+++ INFORMATION GIVEN

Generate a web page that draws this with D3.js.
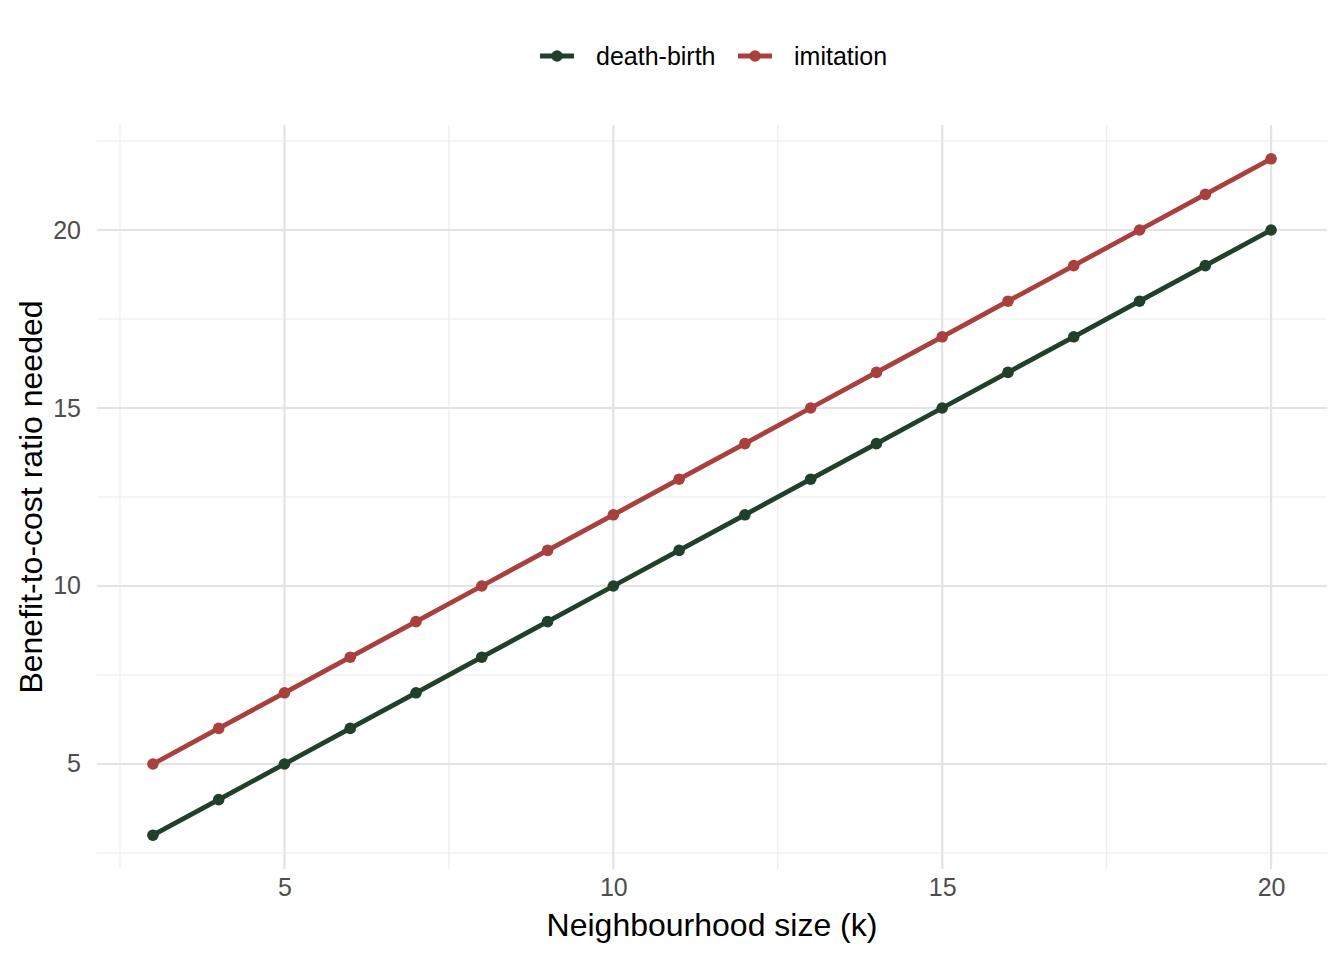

++++++
+++ INFORMATION GIVEN

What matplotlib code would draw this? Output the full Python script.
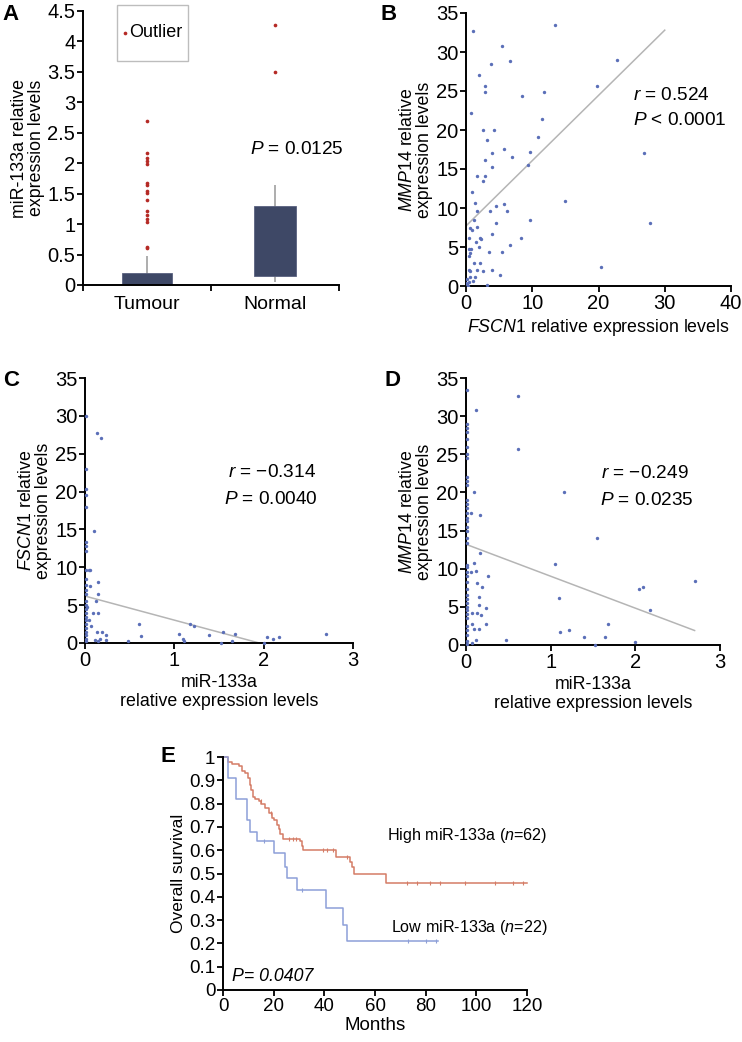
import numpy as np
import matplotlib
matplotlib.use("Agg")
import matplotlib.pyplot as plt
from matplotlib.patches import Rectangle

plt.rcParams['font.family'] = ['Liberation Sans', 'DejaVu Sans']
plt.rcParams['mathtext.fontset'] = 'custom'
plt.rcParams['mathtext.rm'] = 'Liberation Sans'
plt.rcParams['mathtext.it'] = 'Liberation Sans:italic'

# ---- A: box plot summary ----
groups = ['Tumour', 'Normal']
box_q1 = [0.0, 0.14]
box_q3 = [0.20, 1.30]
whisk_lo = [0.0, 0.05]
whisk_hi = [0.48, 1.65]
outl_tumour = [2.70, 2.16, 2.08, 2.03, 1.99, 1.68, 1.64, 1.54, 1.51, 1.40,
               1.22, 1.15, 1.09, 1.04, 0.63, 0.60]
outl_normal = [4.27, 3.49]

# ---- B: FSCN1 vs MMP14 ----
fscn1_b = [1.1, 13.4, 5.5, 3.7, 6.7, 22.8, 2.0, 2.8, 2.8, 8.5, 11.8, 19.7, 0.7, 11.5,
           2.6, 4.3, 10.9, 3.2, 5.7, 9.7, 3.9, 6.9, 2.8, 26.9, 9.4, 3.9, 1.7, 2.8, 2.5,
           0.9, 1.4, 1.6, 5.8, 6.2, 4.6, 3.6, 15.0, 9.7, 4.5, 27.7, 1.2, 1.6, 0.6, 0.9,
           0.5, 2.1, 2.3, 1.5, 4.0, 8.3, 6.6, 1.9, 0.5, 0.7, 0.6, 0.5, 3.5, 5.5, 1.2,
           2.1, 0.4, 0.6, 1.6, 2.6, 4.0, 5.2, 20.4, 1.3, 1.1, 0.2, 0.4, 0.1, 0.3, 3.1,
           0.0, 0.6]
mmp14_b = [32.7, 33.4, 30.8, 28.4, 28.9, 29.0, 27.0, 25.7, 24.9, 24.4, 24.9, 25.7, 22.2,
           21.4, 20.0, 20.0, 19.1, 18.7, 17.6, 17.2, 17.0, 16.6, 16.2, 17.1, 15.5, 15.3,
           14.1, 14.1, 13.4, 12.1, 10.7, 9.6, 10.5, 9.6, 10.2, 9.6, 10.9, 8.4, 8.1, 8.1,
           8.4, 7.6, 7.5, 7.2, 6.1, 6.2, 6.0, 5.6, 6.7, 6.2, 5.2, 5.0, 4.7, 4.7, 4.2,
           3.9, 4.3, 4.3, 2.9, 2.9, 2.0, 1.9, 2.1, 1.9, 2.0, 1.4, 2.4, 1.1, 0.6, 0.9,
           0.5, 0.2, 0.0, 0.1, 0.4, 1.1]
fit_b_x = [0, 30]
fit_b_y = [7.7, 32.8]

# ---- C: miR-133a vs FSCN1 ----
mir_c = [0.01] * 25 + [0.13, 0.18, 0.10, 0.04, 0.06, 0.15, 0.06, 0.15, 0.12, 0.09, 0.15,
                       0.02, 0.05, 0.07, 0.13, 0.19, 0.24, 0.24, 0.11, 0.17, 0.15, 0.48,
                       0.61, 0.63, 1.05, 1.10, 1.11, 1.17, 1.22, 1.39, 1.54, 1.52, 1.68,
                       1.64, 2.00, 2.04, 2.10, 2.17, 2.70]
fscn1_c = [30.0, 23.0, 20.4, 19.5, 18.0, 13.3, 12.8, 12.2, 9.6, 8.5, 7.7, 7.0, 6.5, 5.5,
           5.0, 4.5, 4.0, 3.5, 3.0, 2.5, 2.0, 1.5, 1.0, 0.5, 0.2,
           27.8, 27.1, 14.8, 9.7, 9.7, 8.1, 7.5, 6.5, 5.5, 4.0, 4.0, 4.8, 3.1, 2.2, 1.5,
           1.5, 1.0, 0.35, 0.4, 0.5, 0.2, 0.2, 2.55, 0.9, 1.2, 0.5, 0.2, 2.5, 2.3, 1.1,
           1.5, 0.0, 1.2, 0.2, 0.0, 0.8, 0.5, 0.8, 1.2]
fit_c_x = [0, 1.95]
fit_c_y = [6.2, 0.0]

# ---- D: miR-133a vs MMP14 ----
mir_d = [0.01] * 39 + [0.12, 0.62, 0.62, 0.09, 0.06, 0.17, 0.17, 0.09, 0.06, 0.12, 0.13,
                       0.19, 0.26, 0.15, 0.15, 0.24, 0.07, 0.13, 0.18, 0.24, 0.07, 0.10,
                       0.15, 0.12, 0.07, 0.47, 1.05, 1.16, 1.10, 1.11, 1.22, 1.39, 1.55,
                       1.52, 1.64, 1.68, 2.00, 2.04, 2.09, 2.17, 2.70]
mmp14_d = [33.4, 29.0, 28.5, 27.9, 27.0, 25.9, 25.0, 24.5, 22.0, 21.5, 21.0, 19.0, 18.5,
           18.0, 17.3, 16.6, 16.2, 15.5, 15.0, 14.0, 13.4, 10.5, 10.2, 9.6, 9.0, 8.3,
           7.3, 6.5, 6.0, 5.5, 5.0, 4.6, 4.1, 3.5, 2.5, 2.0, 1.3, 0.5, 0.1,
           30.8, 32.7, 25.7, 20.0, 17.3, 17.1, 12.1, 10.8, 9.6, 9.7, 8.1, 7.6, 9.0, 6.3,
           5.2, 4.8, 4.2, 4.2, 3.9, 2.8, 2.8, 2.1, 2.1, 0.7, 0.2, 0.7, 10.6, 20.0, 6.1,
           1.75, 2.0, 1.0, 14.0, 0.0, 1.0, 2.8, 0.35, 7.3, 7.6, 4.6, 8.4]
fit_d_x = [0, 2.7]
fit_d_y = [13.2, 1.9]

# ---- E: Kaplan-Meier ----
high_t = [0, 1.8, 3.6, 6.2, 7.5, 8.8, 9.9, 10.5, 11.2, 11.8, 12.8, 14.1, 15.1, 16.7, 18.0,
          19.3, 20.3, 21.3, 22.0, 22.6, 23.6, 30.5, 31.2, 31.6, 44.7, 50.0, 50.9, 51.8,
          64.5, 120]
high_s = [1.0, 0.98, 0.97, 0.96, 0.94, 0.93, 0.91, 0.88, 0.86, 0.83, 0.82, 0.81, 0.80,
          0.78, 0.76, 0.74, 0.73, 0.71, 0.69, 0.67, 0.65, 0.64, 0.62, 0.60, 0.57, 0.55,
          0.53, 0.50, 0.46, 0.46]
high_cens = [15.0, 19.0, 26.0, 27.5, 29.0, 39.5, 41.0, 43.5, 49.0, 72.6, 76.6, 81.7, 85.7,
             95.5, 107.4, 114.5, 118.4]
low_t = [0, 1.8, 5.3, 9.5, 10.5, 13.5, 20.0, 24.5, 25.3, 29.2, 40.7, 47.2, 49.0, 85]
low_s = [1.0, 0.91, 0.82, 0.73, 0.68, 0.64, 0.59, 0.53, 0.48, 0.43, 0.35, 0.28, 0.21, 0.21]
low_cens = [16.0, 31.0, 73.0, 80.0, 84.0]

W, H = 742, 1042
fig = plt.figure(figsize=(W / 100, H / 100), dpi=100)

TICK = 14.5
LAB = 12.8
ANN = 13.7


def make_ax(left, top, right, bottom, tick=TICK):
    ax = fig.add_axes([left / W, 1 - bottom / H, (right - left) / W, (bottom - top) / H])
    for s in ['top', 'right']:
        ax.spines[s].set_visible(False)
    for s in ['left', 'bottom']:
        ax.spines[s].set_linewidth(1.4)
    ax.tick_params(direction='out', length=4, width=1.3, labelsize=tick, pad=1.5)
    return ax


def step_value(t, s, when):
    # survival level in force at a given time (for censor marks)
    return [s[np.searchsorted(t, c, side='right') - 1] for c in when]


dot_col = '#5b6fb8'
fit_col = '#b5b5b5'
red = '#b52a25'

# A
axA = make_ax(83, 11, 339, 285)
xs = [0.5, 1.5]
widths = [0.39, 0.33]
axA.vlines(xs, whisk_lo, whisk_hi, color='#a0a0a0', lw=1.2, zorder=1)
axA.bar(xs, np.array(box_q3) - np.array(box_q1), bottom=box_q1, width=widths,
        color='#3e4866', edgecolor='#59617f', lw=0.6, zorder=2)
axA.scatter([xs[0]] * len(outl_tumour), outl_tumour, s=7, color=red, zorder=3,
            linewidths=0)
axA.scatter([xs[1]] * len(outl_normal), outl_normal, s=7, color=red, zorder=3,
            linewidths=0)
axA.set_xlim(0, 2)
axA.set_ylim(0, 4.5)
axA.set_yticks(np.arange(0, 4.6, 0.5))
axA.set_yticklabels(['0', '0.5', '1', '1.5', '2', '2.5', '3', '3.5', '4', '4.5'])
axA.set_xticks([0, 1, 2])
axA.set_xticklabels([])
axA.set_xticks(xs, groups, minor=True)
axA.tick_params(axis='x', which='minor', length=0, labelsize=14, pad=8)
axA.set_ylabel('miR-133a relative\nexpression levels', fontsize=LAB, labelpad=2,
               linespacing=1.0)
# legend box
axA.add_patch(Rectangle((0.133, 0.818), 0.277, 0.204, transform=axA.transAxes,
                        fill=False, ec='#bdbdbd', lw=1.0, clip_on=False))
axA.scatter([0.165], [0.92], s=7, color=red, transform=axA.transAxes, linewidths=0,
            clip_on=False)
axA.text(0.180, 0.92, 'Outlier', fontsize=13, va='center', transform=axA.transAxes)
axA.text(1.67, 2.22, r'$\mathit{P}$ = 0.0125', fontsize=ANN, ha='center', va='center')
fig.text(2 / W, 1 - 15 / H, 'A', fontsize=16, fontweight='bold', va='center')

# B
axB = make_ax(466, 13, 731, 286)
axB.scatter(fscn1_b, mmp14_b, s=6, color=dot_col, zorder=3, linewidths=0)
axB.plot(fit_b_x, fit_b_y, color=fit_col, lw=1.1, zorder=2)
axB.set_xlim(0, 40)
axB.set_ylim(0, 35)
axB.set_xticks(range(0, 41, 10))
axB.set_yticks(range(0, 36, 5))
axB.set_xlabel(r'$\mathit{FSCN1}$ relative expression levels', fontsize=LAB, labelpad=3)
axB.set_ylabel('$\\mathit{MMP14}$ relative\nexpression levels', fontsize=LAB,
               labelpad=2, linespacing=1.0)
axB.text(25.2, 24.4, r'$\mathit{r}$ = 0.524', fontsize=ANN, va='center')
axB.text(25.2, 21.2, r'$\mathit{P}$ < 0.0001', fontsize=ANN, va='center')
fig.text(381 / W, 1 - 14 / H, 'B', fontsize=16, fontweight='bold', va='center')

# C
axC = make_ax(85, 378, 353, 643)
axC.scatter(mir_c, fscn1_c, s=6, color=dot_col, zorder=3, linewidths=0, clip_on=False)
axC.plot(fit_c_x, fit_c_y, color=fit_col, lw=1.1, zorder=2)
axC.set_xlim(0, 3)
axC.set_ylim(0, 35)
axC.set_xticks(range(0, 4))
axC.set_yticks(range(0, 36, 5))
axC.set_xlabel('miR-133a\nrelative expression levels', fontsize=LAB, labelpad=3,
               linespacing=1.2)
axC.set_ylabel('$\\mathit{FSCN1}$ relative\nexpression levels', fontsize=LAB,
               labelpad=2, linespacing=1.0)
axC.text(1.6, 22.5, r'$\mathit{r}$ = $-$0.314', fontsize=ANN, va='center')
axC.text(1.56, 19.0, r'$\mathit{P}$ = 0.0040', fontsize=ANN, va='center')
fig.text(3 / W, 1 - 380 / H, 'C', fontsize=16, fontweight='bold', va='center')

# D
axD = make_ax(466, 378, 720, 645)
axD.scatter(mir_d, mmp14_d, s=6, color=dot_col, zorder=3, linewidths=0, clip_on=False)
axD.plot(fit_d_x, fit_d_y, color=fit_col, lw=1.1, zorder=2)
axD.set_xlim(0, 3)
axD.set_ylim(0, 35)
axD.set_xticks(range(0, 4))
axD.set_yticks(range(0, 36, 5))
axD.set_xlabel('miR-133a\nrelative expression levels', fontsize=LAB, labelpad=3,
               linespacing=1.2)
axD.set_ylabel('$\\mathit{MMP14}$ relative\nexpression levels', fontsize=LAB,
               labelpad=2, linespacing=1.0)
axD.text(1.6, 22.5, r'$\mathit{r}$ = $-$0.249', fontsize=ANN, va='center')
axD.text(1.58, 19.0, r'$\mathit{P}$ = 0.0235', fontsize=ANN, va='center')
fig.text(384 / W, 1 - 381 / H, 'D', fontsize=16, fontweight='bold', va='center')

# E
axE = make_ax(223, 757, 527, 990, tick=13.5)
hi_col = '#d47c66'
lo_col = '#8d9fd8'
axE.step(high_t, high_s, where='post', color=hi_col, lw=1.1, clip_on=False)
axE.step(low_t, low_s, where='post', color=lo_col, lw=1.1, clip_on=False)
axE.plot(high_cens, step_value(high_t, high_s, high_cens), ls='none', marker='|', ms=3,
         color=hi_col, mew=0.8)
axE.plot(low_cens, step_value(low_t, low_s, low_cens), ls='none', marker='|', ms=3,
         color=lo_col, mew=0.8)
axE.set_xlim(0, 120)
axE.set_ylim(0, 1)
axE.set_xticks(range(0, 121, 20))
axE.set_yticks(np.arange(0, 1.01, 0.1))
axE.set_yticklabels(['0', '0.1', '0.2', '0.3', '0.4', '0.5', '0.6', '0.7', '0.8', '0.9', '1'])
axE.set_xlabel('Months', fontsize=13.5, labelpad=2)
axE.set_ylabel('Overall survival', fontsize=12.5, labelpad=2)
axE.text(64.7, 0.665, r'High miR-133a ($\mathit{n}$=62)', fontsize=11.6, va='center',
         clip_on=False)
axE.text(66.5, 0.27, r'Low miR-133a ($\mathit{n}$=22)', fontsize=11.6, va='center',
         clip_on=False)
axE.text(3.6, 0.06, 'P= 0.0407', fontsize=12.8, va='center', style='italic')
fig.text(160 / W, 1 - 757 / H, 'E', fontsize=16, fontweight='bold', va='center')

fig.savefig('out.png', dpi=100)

++++++

WORK INSTRUCTIONS: Take the lines above starting at the one containing "What matplotlib code" and ending at the one containing "from matplotlib.patches import Rectangle", and print them again exactly, without pictures.

ANSWER TO THIS TASK:
What matplotlib code would draw this? Output the full Python script.
import numpy as np
import matplotlib
matplotlib.use("Agg")
import matplotlib.pyplot as plt
from matplotlib.patches import Rectangle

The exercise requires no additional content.